After some slightly frantic last-minute corrections and checking, we have published the three main outputs of the project today.
1. Two free online training courses, introducing historians to semantic markup and text mining.
2. Case studies illustrating how historical projects have used various digital research techniques.
3. A tools audit, listing some of the most common digital tools for historical research (most of which are free).
The courses are the most substantial part of the project, and we hope that they give historians a solid basis for going further with semantic markup and text mining if they think these approaches would be useful to their research.
We originally promised five case studies and we have published four. That is because our favourite historical visualisation site, Mapping the Republic of Letters, is currently being revamped. We will put up a case study on this site as soon as the new version is finished.
Finally, the tools audit is by no means comprehensive. We never intended it to be, and too many tools may make the audit less useful, but if there is a tool that you think we really should have included then let us know (either in the comments below or using the webform for the audit) and we’ll certainly look into it.
The Histore workshop took place last Thursday. Thanks to everyone who came and made it an engaging and thought-provoking afternoon; the breakout session generated all kinds of ideas for the IHR Digital team,and we hope that they were equally useful for other participants. We’d especially like to thank our external speakers, Matteo Romanello and Pip Willcox, who came to give talks on text mining and semantic markup.
You can find pdfs of the presentations below. Histore introduction1 and Histore introduction2 are the slides from talks by me and Matt Phillpott about the project. Pip’s talk is called new tools for old books and Matteo’s is introduction to text mining.
We’re planning to add more materials from the workshop over the next couple of weeks. We’ll post the summaries of the breakout session (which we hope might generate further discussion), links to the audio files of the talks and, finally, links to the videos.
introduction to text mining
new tools for old books
On Thursday 21 June we are going to hold an afternoon workshop for historians interested in using digital tools for research. It will be held in Senate House, London, and will run from 2pm to about 4.30.
The project team will discuss the work we’ve done on Histore to date. Then there will be talks on semantic markup and text mining, followed by a break-out session for group discussion of different techniques. Attendees are encouraged to bring digital project ideas to discuss during the break-out. There will also be an opportunity to discuss your projects with us one-to-one, if you’d like to.
This workshop is free but places are limited. If you’d like to come to the workshop, or have any questions about it, just drop me an email at email@example.com.
In the rapid analysis phase of the project we looked at what tools are available to historians for digital research in the five areas we are concerned with (visualisation, text mining, linked data, cloud computing and semantic data) and tried to decide which we thought would be most useful to historians as the focus of introductory training courses.

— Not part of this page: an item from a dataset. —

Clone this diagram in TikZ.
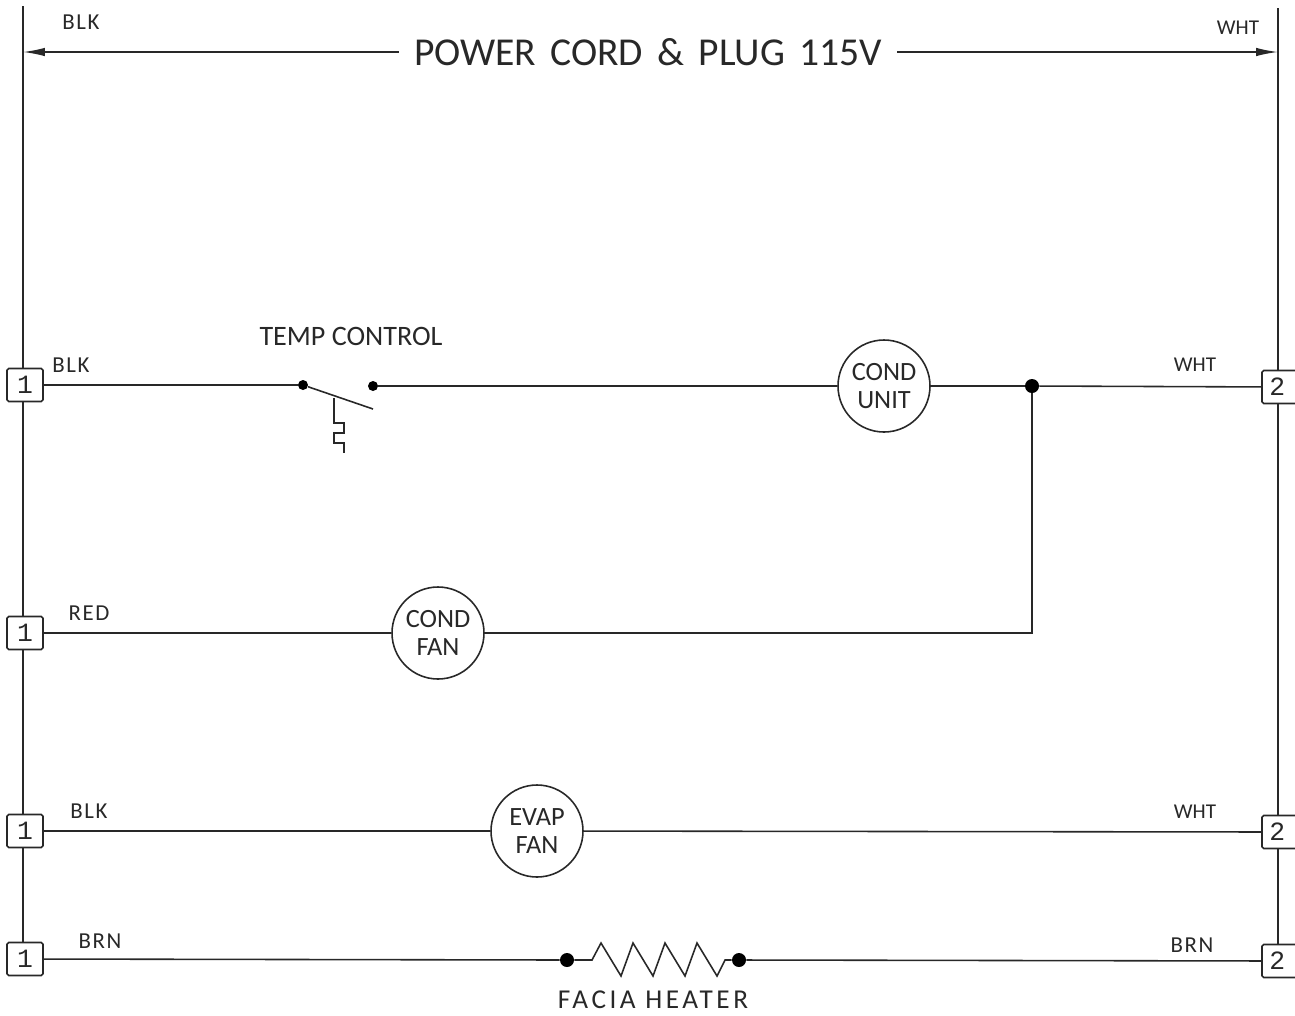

In the end we decided in favour of text mining and semantic data. Visualisation was a strong candidate but we felt that cloud computing was somewhat nebulous as the subject of a training course: if we could do it at all, it seemed to us, it would essentially be training people to use particular tools rather than general techniques – which isn’t what the project has undertaken to do.
As it happens I am currently working on a JISC-funded linked data project, Liparm, which will use linked metadata to create a union catalogue of UK parliamentary material. This will be a good proof of concept for linked data in a historical context and I have already learned a lot about linked data from working on the project. But the point of Histore is to address the lack of take-up of digital resources by historians, and linked data already assumes (doesn’t it?) that those digital resources have been, or are being, created by historians. Linked data looks like a next step, rather than the kind of intial impetus that Histore seeks to provide.
That was our conclusion, but readers might disagree. We’d be keen to hear your thoughts.
We thought it might be a good idea, at the beginning of the project, to attempt to define what we’re talking about in the five digital research areas that will be covered: cloud computing, linked data, semantic data, text mining and visualisation.
These are the definitions that the team has come up with, but there is bound to be room for improvement. If you can suggest improvements we’d love to hear about them in the comments.
Cloud computing storage and processing of data entirely on third-party servers, with no local working or copies.
Linked data exposed data which can be read by machines along with other data in the same format.
Semantic data data marked up, however lightly or heavily, in ways which reflect the semantic content of a text, rather than its structure.
Text mining the derivation of meaningful data from a large body of unstructured data, using automated methods to reveal structure and associations.
Visualisation the visual representation of data in an attempt to show otherwise hidden patterns and relationships.